Copy the listing below in full and skip every picture.

— begin Supplied material —

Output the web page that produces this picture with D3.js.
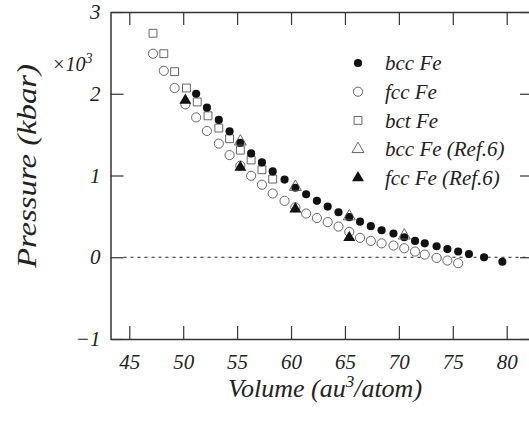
<!DOCTYPE html>
<html><head><meta charset="utf-8">
<script src="https://cdn.jsdelivr.net/npm/d3@7"></script>
<style>body{margin:0;background:#fff}svg{display:block}</style></head><body>
<svg id="c" width="529" height="421"></svg>
<script>
// ---- data ----
const bccV=[51.2,52.2,53.3,54.3,55.3,56.3,57.3,58.3,59.4,60.4,61.4,62.4,63.4,64.4,65.4,66.4,67.4,68.4,69.5,70.5,71.5,72.4,73.5,74.5,75.5,76.5,77.9,79.6];
const bccP=[2.00,1.83,1.68,1.54,1.40,1.27,1.16,1.05,0.95,0.85,0.77,0.69,0.62,0.55,0.49,0.435,0.38,0.33,0.29,0.245,0.20,0.17,0.135,0.10,0.07,0.04,0.00,-0.055];
const fccV=[47.2,48.2,49.2,50.2,51.2,52.2,53.3,54.3,55.3,56.3,57.3,58.3,59.4,60.4,61.4,62.4,63.4,64.4,65.4,66.4,67.4,68.4,69.5,70.5,71.5,72.4,73.5,74.5,75.5];
const fccP=[2.49,2.28,2.07,1.87,1.71,1.545,1.39,1.25,1.12,0.996,0.887,0.78,0.69,0.61,0.535,0.48,0.43,0.375,0.31,0.237,0.20,0.17,0.143,0.11,0.07,0.033,-0.008,-0.04,-0.073];
const bctV=[47.2,48.2,49.2,50.3,51.3,52.3,53.3,54.3,55.3,56.3,57.3,58.3];
const bctP=[2.74,2.49,2.27,2.07,1.90,1.73,1.58,1.45,1.31,1.19,1.07,0.956];
const bccRefV=[55.3,60.4,65.4,70.5];
const bccRefP=[1.415,0.86,0.50,0.265];
const fccRefV=[50.2,55.3,60.4,65.4];
const fccRefP=[1.92,1.10,0.59,0.24];
const seriesNames=["bcc Fe","fcc Fe","bct Fe","bcc Fe (Ref.6)","fcc Fe (Ref.6)"];
const xTicks=[45,50,55,60,65,70,75,80];
const yTicks=[-1,0,1,2,3];
const yTickLabels=["\u22121","0","1","2","3"];

// ---- chart ----
const svg=d3.select("#c");
const L=110.5,R=533,T=12,B=339;
const x=d3.scaleLinear().domain([43.257,82.44]).range([L,R]);
const y=d3.scaleLinear().domain([-1,3]).range([B,T]);
const axCol="#333";
const FF='"Liberation Serif"';
function tx(sel,size){return sel.style("font-family",FF).style("font-style","italic").style("font-size",size+"px").attr("fill","#222");}

function styleAxis(g){
  g.attr("font-family",null).attr("font-size",null);
  g.selectAll("path.domain").attr("stroke",axCol).attr("stroke-width",1.5);
  g.selectAll(".tick line").attr("stroke",axCol).attr("stroke-width",1.2);
  tx(g.selectAll(".tick text"),21);
}
// zero line
svg.append("line").attr("x1",L+13).attr("x2",R).attr("y1",y(0)).attr("y2",y(0))
  .attr("stroke","#222").attr("stroke-width",1).attr("stroke-dasharray","3,4");

svg.append("g").attr("transform",`translate(0,${B})`)
  .call(d3.axisBottom(x).tickValues(xTicks).tickSizeInner(-13).tickSizeOuter(0).tickPadding(15).tickFormat(d3.format("d")))
  .call(styleAxis);
svg.append("g").attr("transform",`translate(0,${T})`)
  .call(d3.axisTop(x).tickValues(xTicks).tickSizeInner(-13).tickSizeOuter(0).tickFormat(""))
  .call(styleAxis);
svg.append("g").attr("transform",`translate(${L},0)`)
  .call(d3.axisLeft(y).tickValues(yTicks).tickSizeInner(-13).tickSizeOuter(0).tickPadding(10).tickFormat((d,i)=>yTickLabels[i]))
  .call(styleAxis);
svg.append("g").attr("transform",`translate(${R},0)`)
  .call(d3.axisRight(y).tickValues(yTicks).tickSizeInner(-13).tickSizeOuter(0).tickFormat(""))
  .call(styleAxis);

// markers
const styles=[
  {type:d3.symbolCircle,size:52,fill:"#111",stroke:"none"},
  {type:d3.symbolCircle,size:66,fill:"#fff",stroke:"#555"},
  {type:d3.symbolSquare,size:62,fill:"#fff",stroke:"#555"},
  {type:d3.symbolTriangle,size:62,fill:"none",stroke:"#555"},
  {type:d3.symbolTriangle,size:62,fill:"#111",stroke:"none"}
];
const data=[
  bccV.map((v,i)=>[v,bccP[i]]),
  fccV.map((v,i)=>[v,fccP[i]]),
  bctV.map((v,i)=>[v,bctP[i]]),
  bccRefV.map((v,i)=>[v,bccRefP[i]]),
  fccRefV.map((v,i)=>[v,fccRefP[i]])
];
const order=[1,2,0,3,4];
order.forEach(k=>{
  const s=styles[k];
  svg.append("g").selectAll("path").data(data[k]).join("path")
    .attr("transform",d=>`translate(${x(d[0])},${y(d[1])})`)
    .attr("d",d3.symbol().type(s.type).size(s.size))
    .attr("fill",s.fill).attr("stroke",s.stroke).attr("stroke-width",0.9);
});

// legend
const lg=svg.append("g");
seriesNames.forEach((n,i)=>{
  const s=styles[i], yy=63+i*28.7;
  lg.append("path").attr("transform",`translate(358,${yy})`)
    .attr("d",d3.symbol().type(s.type).size(s.size))
    .attr("fill",s.fill).attr("stroke",s.stroke).attr("stroke-width",0.9);
  tx(lg.append("text").attr("x",385).attr("y",yy).attr("dy","0.35em"),21).text(n);
});

// axis titles
tx(svg.append("text").attr("x",325).attr("y",397).attr("text-anchor","middle"),26)
  .html('Volume (au<tspan dy="-10" style="font-size:17px">3</tspan><tspan dy="10">/atom)</tspan>');
tx(svg.append("text").attr("transform","translate(36,166) rotate(-90)").attr("text-anchor","middle"),28)
  .attr("textLength",204).attr("lengthAdjust","spacingAndGlyphs").text("Pressure (kbar)");
tx(svg.append("text").attr("x",52).attr("y",71),20)
  .html('\u00d710<tspan dy="-8" style="font-size:14px">3</tspan>');
</script></body></html>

— end Supplied material —

_Written reply_.
Output the web page that produces this picture with D3.js.
<!DOCTYPE html>
<html><head><meta charset="utf-8">
<script src="https://cdn.jsdelivr.net/npm/d3@7"></script>
<style>body{margin:0;background:#fff}svg{display:block}</style></head><body>
<svg id="c" width="529" height="421"></svg>
<script>
// ---- data ----
const bccV=[51.2,52.2,53.3,54.3,55.3,56.3,57.3,58.3,59.4,60.4,61.4,62.4,63.4,64.4,65.4,66.4,67.4,68.4,69.5,70.5,71.5,72.4,73.5,74.5,75.5,76.5,77.9,79.6];
const bccP=[2.00,1.83,1.68,1.54,1.40,1.27,1.16,1.05,0.95,0.85,0.77,0.69,0.62,0.55,0.49,0.435,0.38,0.33,0.29,0.245,0.20,0.17,0.135,0.10,0.07,0.04,0.00,-0.055];
const fccV=[47.2,48.2,49.2,50.2,51.2,52.2,53.3,54.3,55.3,56.3,57.3,58.3,59.4,60.4,61.4,62.4,63.4,64.4,65.4,66.4,67.4,68.4,69.5,70.5,71.5,72.4,73.5,74.5,75.5];
const fccP=[2.49,2.28,2.07,1.87,1.71,1.545,1.39,1.25,1.12,0.996,0.887,0.78,0.69,0.61,0.535,0.48,0.43,0.375,0.31,0.237,0.20,0.17,0.143,0.11,0.07,0.033,-0.008,-0.04,-0.073];
const bctV=[47.2,48.2,49.2,50.3,51.3,52.3,53.3,54.3,55.3,56.3,57.3,58.3];
const bctP=[2.74,2.49,2.27,2.07,1.90,1.73,1.58,1.45,1.31,1.19,1.07,0.956];
const bccRefV=[55.3,60.4,65.4,70.5];
const bccRefP=[1.415,0.86,0.50,0.265];
const fccRefV=[50.2,55.3,60.4,65.4];
const fccRefP=[1.92,1.10,0.59,0.24];
const seriesNames=["bcc Fe","fcc Fe","bct Fe","bcc Fe (Ref.6)","fcc Fe (Ref.6)"];
const xTicks=[45,50,55,60,65,70,75,80];
const yTicks=[-1,0,1,2,3];
const yTickLabels=["\u22121","0","1","2","3"];

// ---- chart ----
const svg=d3.select("#c");
const L=110.5,R=533,T=12,B=339;
const x=d3.scaleLinear().domain([43.257,82.44]).range([L,R]);
const y=d3.scaleLinear().domain([-1,3]).range([B,T]);
const axCol="#333";
const FF='"Liberation Serif"';
function tx(sel,size){return sel.style("font-family",FF).style("font-style","italic").style("font-size",size+"px").attr("fill","#222");}

function styleAxis(g){
  g.attr("font-family",null).attr("font-size",null);
  g.selectAll("path.domain").attr("stroke",axCol).attr("stroke-width",1.5);
  g.selectAll(".tick line").attr("stroke",axCol).attr("stroke-width",1.2);
  tx(g.selectAll(".tick text"),21);
}
// zero line
svg.append("line").attr("x1",L+13).attr("x2",R).attr("y1",y(0)).attr("y2",y(0))
  .attr("stroke","#222").attr("stroke-width",1).attr("stroke-dasharray","3,4");

svg.append("g").attr("transform",`translate(0,${B})`)
  .call(d3.axisBottom(x).tickValues(xTicks).tickSizeInner(-13).tickSizeOuter(0).tickPadding(15).tickFormat(d3.format("d")))
  .call(styleAxis);
svg.append("g").attr("transform",`translate(0,${T})`)
  .call(d3.axisTop(x).tickValues(xTicks).tickSizeInner(-13).tickSizeOuter(0).tickFormat(""))
  .call(styleAxis);
svg.append("g").attr("transform",`translate(${L},0)`)
  .call(d3.axisLeft(y).tickValues(yTicks).tickSizeInner(-13).tickSizeOuter(0).tickPadding(10).tickFormat((d,i)=>yTickLabels[i]))
  .call(styleAxis);
svg.append("g").attr("transform",`translate(${R},0)`)
  .call(d3.axisRight(y).tickValues(yTicks).tickSizeInner(-13).tickSizeOuter(0).tickFormat(""))
  .call(styleAxis);

// markers
const styles=[
  {type:d3.symbolCircle,size:52,fill:"#111",stroke:"none"},
  {type:d3.symbolCircle,size:66,fill:"#fff",stroke:"#555"},
  {type:d3.symbolSquare,size:62,fill:"#fff",stroke:"#555"},
  {type:d3.symbolTriangle,size:62,fill:"none",stroke:"#555"},
  {type:d3.symbolTriangle,size:62,fill:"#111",stroke:"none"}
];
const data=[
  bccV.map((v,i)=>[v,bccP[i]]),
  fccV.map((v,i)=>[v,fccP[i]]),
  bctV.map((v,i)=>[v,bctP[i]]),
  bccRefV.map((v,i)=>[v,bccRefP[i]]),
  fccRefV.map((v,i)=>[v,fccRefP[i]])
];
const order=[1,2,0,3,4];
order.forEach(k=>{
  const s=styles[k];
  svg.append("g").selectAll("path").data(data[k]).join("path")
    .attr("transform",d=>`translate(${x(d[0])},${y(d[1])})`)
    .attr("d",d3.symbol().type(s.type).size(s.size))
    .attr("fill",s.fill).attr("stroke",s.stroke).attr("stroke-width",0.9);
});

// legend
const lg=svg.append("g");
seriesNames.forEach((n,i)=>{
  const s=styles[i], yy=63+i*28.7;
  lg.append("path").attr("transform",`translate(358,${yy})`)
    .attr("d",d3.symbol().type(s.type).size(s.size))
    .attr("fill",s.fill).attr("stroke",s.stroke).attr("stroke-width",0.9);
  tx(lg.append("text").attr("x",385).attr("y",yy).attr("dy","0.35em"),21).text(n);
});

// axis titles
tx(svg.append("text").attr("x",325).attr("y",397).attr("text-anchor","middle"),26)
  .html('Volume (au<tspan dy="-10" style="font-size:17px">3</tspan><tspan dy="10">/atom)</tspan>');
tx(svg.append("text").attr("transform","translate(36,166) rotate(-90)").attr("text-anchor","middle"),28)
  .attr("textLength",204).attr("lengthAdjust","spacingAndGlyphs").text("Pressure (kbar)");
tx(svg.append("text").attr("x",52).attr("y",71),20)
  .html('\u00d710<tspan dy="-8" style="font-size:14px">3</tspan>');
</script></body></html>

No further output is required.